Jonathan Schisler is senior co-author on two collaborative papers with the Afshin Beheshti lab and others published in Cell and Cell Reports a week apart detailing the results of NASA space flight studies.
Comprehensive Multi-omics Analysis Reveals Mitochondrial Stress as a Central Biological Hub for Spaceflight Impact
CELL | VOLUME 183, ISSUE 5, P1185-1201.E20, NOVEMBER 25, 2020
DOI:https://doi.org/10.1016/j.cell.2020.11.002
Summary
Spaceflight is known to impose changes on human physiology with unknown molecular etiologies. To reveal these causes, we used a multi-omics, systems biology analytical approach using biomedical profiles from fifty-nine astronauts and data from NASA’s GeneLab derived from hundreds of samples flown in space to determine transcriptomic, proteomic, metabolomic, and epigenetic responses to spaceflight. Overall pathway analyses on the multi-omics datasets showed significant enrichment for mitochondrial processes, as well as innate immunity, chronic inflammation, cell cycle, circadian rhythm, and olfactory functions. Importantly, NASA’s Twin Study provided a platform to confirm several of our principal findings. Evidence of altered mitochondrial function and DNA damage was also found in the urine and blood metabolic data compiled from the astronaut cohort and NASA Twin Study data, indicating mitochondrial stress as a consistent phenotype of spaceflight.

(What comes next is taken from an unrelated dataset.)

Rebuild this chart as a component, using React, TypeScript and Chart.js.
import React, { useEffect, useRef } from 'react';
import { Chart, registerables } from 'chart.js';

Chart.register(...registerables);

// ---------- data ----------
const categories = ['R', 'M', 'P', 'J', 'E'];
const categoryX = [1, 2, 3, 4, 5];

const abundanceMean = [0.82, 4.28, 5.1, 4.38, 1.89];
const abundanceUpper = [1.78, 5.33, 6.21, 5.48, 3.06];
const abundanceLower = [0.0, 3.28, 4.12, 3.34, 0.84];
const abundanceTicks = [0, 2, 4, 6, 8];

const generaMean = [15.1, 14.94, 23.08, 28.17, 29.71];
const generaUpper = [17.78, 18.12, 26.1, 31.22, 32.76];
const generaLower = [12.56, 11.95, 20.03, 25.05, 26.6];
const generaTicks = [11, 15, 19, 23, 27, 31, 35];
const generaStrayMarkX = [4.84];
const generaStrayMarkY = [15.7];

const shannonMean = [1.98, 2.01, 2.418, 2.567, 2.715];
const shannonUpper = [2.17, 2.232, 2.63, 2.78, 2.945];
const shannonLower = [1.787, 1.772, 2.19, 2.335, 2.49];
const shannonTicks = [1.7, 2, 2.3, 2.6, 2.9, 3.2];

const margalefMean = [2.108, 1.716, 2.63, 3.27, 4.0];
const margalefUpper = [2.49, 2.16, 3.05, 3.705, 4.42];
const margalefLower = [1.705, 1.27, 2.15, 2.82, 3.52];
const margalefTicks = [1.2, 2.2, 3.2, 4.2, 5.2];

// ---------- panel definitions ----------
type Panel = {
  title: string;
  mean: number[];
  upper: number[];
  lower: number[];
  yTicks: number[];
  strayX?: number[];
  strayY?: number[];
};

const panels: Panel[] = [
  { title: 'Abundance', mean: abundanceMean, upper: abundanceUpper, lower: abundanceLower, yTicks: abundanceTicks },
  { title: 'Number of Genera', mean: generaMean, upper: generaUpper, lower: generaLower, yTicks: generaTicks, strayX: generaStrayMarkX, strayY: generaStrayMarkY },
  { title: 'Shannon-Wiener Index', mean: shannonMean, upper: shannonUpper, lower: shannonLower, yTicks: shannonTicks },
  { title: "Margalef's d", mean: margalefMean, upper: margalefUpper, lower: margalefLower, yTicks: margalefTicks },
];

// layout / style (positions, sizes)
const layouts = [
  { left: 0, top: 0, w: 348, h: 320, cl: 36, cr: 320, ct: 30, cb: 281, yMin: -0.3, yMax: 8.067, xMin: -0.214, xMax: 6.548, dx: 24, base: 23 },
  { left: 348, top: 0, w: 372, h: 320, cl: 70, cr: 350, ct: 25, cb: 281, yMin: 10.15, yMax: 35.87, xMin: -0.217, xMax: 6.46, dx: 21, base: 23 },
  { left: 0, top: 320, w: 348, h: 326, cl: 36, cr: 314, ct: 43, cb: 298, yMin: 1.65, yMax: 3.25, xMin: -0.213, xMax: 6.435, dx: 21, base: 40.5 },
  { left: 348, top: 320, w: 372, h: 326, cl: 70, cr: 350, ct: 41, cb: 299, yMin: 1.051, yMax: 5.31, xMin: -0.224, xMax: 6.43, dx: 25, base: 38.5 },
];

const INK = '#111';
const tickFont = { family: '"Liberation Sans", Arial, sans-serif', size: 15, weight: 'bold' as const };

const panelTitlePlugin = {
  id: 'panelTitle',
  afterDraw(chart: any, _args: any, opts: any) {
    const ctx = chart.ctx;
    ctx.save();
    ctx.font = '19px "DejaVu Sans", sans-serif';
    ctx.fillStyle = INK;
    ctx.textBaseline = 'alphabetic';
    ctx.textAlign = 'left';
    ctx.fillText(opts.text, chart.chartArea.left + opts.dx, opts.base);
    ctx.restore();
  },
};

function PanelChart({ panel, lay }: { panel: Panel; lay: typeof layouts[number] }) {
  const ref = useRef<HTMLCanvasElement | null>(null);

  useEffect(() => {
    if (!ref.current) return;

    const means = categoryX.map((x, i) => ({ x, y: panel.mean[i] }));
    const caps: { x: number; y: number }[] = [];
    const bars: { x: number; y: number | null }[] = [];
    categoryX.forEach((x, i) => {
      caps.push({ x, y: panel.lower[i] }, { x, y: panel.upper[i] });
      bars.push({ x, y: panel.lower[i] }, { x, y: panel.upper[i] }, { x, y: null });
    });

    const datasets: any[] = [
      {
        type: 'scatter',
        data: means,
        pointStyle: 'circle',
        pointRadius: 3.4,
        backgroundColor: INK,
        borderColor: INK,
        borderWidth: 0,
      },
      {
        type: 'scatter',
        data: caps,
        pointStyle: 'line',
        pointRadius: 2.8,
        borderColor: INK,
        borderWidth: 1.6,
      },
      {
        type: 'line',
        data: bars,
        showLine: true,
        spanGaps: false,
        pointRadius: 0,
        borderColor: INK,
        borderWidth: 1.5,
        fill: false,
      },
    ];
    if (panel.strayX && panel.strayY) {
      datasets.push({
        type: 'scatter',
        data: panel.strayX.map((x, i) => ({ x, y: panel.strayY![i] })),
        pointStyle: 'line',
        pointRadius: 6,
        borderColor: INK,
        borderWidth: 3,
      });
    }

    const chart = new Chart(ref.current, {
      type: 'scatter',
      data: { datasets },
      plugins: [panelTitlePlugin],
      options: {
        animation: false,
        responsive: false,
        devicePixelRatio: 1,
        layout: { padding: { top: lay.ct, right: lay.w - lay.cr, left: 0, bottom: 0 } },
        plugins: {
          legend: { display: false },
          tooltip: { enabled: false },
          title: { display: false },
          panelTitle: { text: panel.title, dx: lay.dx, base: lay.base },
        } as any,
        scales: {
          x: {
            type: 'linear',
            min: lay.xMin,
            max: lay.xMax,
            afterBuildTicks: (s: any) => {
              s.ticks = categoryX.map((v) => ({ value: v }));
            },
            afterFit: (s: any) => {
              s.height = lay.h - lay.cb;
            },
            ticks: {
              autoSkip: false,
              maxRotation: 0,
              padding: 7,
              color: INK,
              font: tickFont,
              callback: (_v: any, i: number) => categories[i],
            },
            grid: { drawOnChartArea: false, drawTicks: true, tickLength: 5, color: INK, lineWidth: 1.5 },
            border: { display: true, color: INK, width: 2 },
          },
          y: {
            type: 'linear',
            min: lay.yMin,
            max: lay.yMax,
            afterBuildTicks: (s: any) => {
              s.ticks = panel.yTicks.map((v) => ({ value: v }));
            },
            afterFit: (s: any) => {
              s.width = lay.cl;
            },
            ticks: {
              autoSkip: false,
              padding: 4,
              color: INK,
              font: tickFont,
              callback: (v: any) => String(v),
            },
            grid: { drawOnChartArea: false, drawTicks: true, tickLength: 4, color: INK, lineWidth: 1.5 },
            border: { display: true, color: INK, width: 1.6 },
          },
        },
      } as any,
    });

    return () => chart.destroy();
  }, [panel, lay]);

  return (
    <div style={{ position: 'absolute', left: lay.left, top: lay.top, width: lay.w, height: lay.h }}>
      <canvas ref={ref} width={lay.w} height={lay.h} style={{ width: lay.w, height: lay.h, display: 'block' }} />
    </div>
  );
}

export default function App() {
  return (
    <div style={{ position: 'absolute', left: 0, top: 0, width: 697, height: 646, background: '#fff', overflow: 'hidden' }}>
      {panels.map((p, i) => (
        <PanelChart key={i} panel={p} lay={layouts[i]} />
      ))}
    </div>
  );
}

Circulating miRNA Spaceflight Signature Reveals Targets for Countermeasure Development
CELL REPORTS | VOLUME 33, ISSUE 10, 108448, DECEMBER 08, 2020
Open Access Published:November 25, 2020 DOI:https://doi.org/10.1016/j.celrep.2020.108448
Summary
We have identified and validated a spaceflight-associated microRNA (miRNA) signature that is shared by rodents and humans in response to simulated, short-duration and long-duration spaceflight. Previous studies have identified miRNAs that regulate rodent responses to spaceflight in low-Earth orbit, and we have confirmed the expression of these proposed spaceflight-associated miRNAs in rodents reacting to simulated spaceflight conditions. Moreover, astronaut samples from the NASA Twins Study confirmed these expression signatures in miRNA sequencing, single-cell RNA sequencing (scRNA-seq), and single-cell assay for transposase accessible chromatin (scATAC-seq) data. Additionally, a subset of these miRNAs (miR-125, miR-16, and let-7a) was found to regulate vascular damage caused by simulated deep space radiation. To demonstrate the physiological relevance of key spaceflight-associated miRNAs, we utilized antagomirs to inhibit their expression and successfully rescue simulated deep-space-radiation-mediated damage in human 3D vascular constructs.
Cover of Cell
Image: Cover of Cell in Nov 25, 2020 issue that features a review (Afshinnekoo et al., 2020) and a research article (da Silveira et al., 2020) as part of a special collection of papers on “The Biology of Spaceflight” published across Cell Press. The cover art shows city lights spanning Japan at night, glimmering below Earth’s thin atmosphere, as well as the International Space Station with a docked Soyuz Space Capsule (top). Photograph by Scott Kelly.